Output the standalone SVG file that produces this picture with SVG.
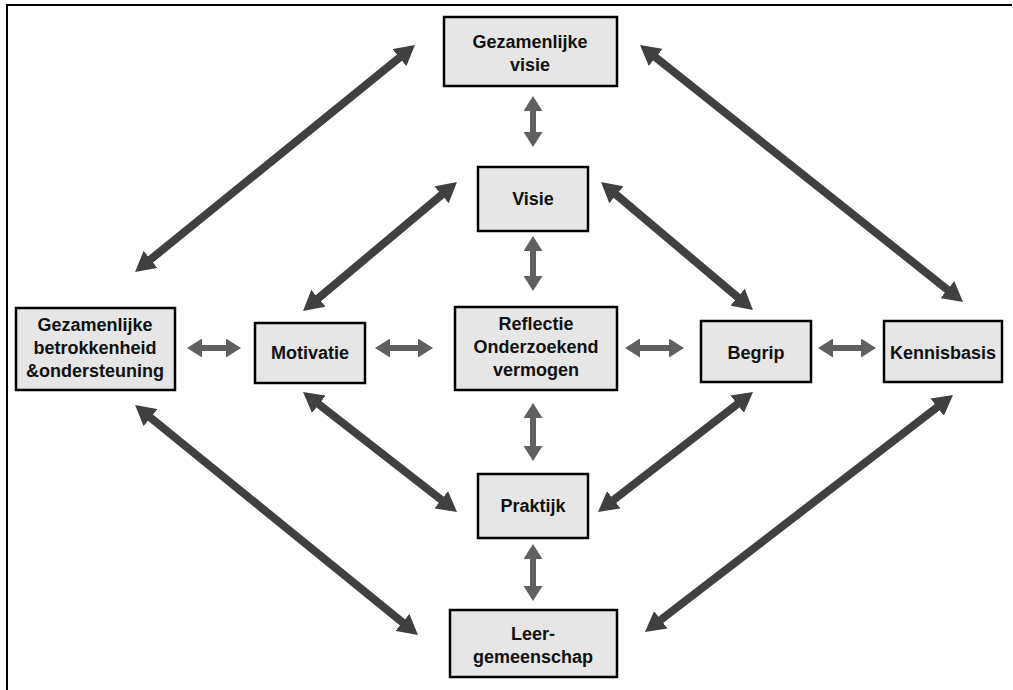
<svg xmlns="http://www.w3.org/2000/svg" width="1013" height="690" viewBox="0 0 1013 690">
<defs>
<style>
.box{fill:#e6e6e6;stroke:#000;stroke-width:2.5}
.t{font-family:"Liberation Sans",Arial,sans-serif;font-weight:700;font-size:18px;fill:#111;text-anchor:middle}
.d{stroke:#404040;stroke-width:8;fill:none;marker-start:url(#hd);marker-end:url(#hd)}
.s{stroke:#606060;stroke-width:6;fill:none;marker-start:url(#hs);marker-end:url(#hs)}
</style>
<marker id="hd" markerUnits="userSpaceOnUse" markerWidth="20" markerHeight="22" refX="10" refY="11" orient="auto-start-reverse" viewBox="0 0 20 22"><path d="M0,0 L20,11 L0,22 z" fill="#404040"/></marker>
<marker id="hs" markerUnits="userSpaceOnUse" markerWidth="15" markerHeight="19" refX="7" refY="9.5" orient="auto-start-reverse" viewBox="0 0 15 19"><path d="M0,0 L15,9.5 L0,19 z" fill="#606060"/></marker>
</defs>
<rect width="1013" height="690" fill="#fff"/>
<path d="M7,690 V5 H1012" fill="none" stroke="#000" stroke-width="2"/>
<g id="connectors">
<line class="d" x1="407.2" y1="51.3" x2="142.8" y2="265.7"/>
<line class="d" x1="647.8" y1="51.2" x2="955.2" y2="295.8"/>
<line class="d" x1="449.3" y1="188.4" x2="310.7" y2="304.6"/>
<line class="d" x1="608.7" y1="188.4" x2="745.3" y2="303.6"/>
<line class="d" x1="310.9" y1="398.2" x2="449.1" y2="505.9"/>
<line class="d" x1="745.1" y1="398.1" x2="605.9" y2="505.9"/>
<line class="d" x1="142.8" y1="411.3" x2="410.2" y2="628.7"/>
<line class="d" x1="945.1" y1="401.1" x2="652.9" y2="625.9"/>
<line class="s" x1="533" y1="104" x2="533" y2="139"/>
<line class="s" x1="533" y1="244" x2="533" y2="283"/>
<line class="s" x1="533" y1="411" x2="533" y2="453"/>
<line class="s" x1="533" y1="552" x2="533" y2="593"/>
<line class="s" x1="195" y1="348" x2="233" y2="348"/>
<line class="s" x1="383" y1="348" x2="425" y2="348"/>
<line class="s" x1="633" y1="348" x2="676" y2="348"/>
<line class="s" x1="826" y1="348" x2="868" y2="348"/>
</g>
<g id="gezamenlijke-visie"><rect class="box" x="444" y="17" width="173" height="69"/><text class="t" x="530" y="48">Gezamenlijke</text><text class="t" x="530" y="71">visie</text></g>
<g id="visie"><rect class="box" x="478" y="167" width="110" height="64"/><text class="t" x="533" y="205">Visie</text></g>
<g id="betrokkenheid"><rect class="box" x="16" y="308" width="159" height="82"/><text class="t" x="95" y="331">Gezamenlijke</text><text class="t" x="95" y="354">betrokkenheid</text><text class="t" x="95" y="377">&amp;ondersteuning</text></g>
<g id="motivatie"><rect class="box" x="255" y="323" width="110" height="60"/><text class="t" x="310" y="359">Motivatie</text></g>
<g id="reflectie"><rect class="box" x="455" y="307" width="162" height="83"/><text class="t" x="536" y="330">Reflectie</text><text class="t" x="536" y="353">Onderzoekend</text><text class="t" x="536" y="376">vermogen</text></g>
<g id="begrip"><rect class="box" x="701" y="321" width="110" height="61"/><text class="t" x="756" y="359">Begrip</text></g>
<g id="kennisbasis"><rect class="box" x="884" y="321" width="118" height="61"/><text class="t" x="943" y="359">Kennisbasis</text></g>
<g id="praktijk"><rect class="box" x="478" y="474" width="110" height="64"/><text class="t" x="533" y="512">Praktijk</text></g>
<g id="leergemeenschap"><rect class="box" x="450" y="610" width="167" height="67"/><text class="t" x="533" y="640">Leer-</text><text class="t" x="533" y="663">gemeenschap</text></g>
</svg>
· · · · · · ·
Copy every line of the data exactly as written, excluding the pictures.

EXERCISE RESPONSE -
Output the standalone SVG file that produces this picture with SVG.
<svg xmlns="http://www.w3.org/2000/svg" width="1013" height="690" viewBox="0 0 1013 690">
<defs>
<style>
.box{fill:#e6e6e6;stroke:#000;stroke-width:2.5}
.t{font-family:"Liberation Sans",Arial,sans-serif;font-weight:700;font-size:18px;fill:#111;text-anchor:middle}
.d{stroke:#404040;stroke-width:8;fill:none;marker-start:url(#hd);marker-end:url(#hd)}
.s{stroke:#606060;stroke-width:6;fill:none;marker-start:url(#hs);marker-end:url(#hs)}
</style>
<marker id="hd" markerUnits="userSpaceOnUse" markerWidth="20" markerHeight="22" refX="10" refY="11" orient="auto-start-reverse" viewBox="0 0 20 22"><path d="M0,0 L20,11 L0,22 z" fill="#404040"/></marker>
<marker id="hs" markerUnits="userSpaceOnUse" markerWidth="15" markerHeight="19" refX="7" refY="9.5" orient="auto-start-reverse" viewBox="0 0 15 19"><path d="M0,0 L15,9.5 L0,19 z" fill="#606060"/></marker>
</defs>
<rect width="1013" height="690" fill="#fff"/>
<path d="M7,690 V5 H1012" fill="none" stroke="#000" stroke-width="2"/>
<g id="connectors">
<line class="d" x1="407.2" y1="51.3" x2="142.8" y2="265.7"/>
<line class="d" x1="647.8" y1="51.2" x2="955.2" y2="295.8"/>
<line class="d" x1="449.3" y1="188.4" x2="310.7" y2="304.6"/>
<line class="d" x1="608.7" y1="188.4" x2="745.3" y2="303.6"/>
<line class="d" x1="310.9" y1="398.2" x2="449.1" y2="505.9"/>
<line class="d" x1="745.1" y1="398.1" x2="605.9" y2="505.9"/>
<line class="d" x1="142.8" y1="411.3" x2="410.2" y2="628.7"/>
<line class="d" x1="945.1" y1="401.1" x2="652.9" y2="625.9"/>
<line class="s" x1="533" y1="104" x2="533" y2="139"/>
<line class="s" x1="533" y1="244" x2="533" y2="283"/>
<line class="s" x1="533" y1="411" x2="533" y2="453"/>
<line class="s" x1="533" y1="552" x2="533" y2="593"/>
<line class="s" x1="195" y1="348" x2="233" y2="348"/>
<line class="s" x1="383" y1="348" x2="425" y2="348"/>
<line class="s" x1="633" y1="348" x2="676" y2="348"/>
<line class="s" x1="826" y1="348" x2="868" y2="348"/>
</g>
<g id="gezamenlijke-visie"><rect class="box" x="444" y="17" width="173" height="69"/><text class="t" x="530" y="48">Gezamenlijke</text><text class="t" x="530" y="71">visie</text></g>
<g id="visie"><rect class="box" x="478" y="167" width="110" height="64"/><text class="t" x="533" y="205">Visie</text></g>
<g id="betrokkenheid"><rect class="box" x="16" y="308" width="159" height="82"/><text class="t" x="95" y="331">Gezamenlijke</text><text class="t" x="95" y="354">betrokkenheid</text><text class="t" x="95" y="377">&amp;ondersteuning</text></g>
<g id="motivatie"><rect class="box" x="255" y="323" width="110" height="60"/><text class="t" x="310" y="359">Motivatie</text></g>
<g id="reflectie"><rect class="box" x="455" y="307" width="162" height="83"/><text class="t" x="536" y="330">Reflectie</text><text class="t" x="536" y="353">Onderzoekend</text><text class="t" x="536" y="376">vermogen</text></g>
<g id="begrip"><rect class="box" x="701" y="321" width="110" height="61"/><text class="t" x="756" y="359">Begrip</text></g>
<g id="kennisbasis"><rect class="box" x="884" y="321" width="118" height="61"/><text class="t" x="943" y="359">Kennisbasis</text></g>
<g id="praktijk"><rect class="box" x="478" y="474" width="110" height="64"/><text class="t" x="533" y="512">Praktijk</text></g>
<g id="leergemeenschap"><rect class="box" x="450" y="610" width="167" height="67"/><text class="t" x="533" y="640">Leer-</text><text class="t" x="533" y="663">gemeenschap</text></g>
</svg>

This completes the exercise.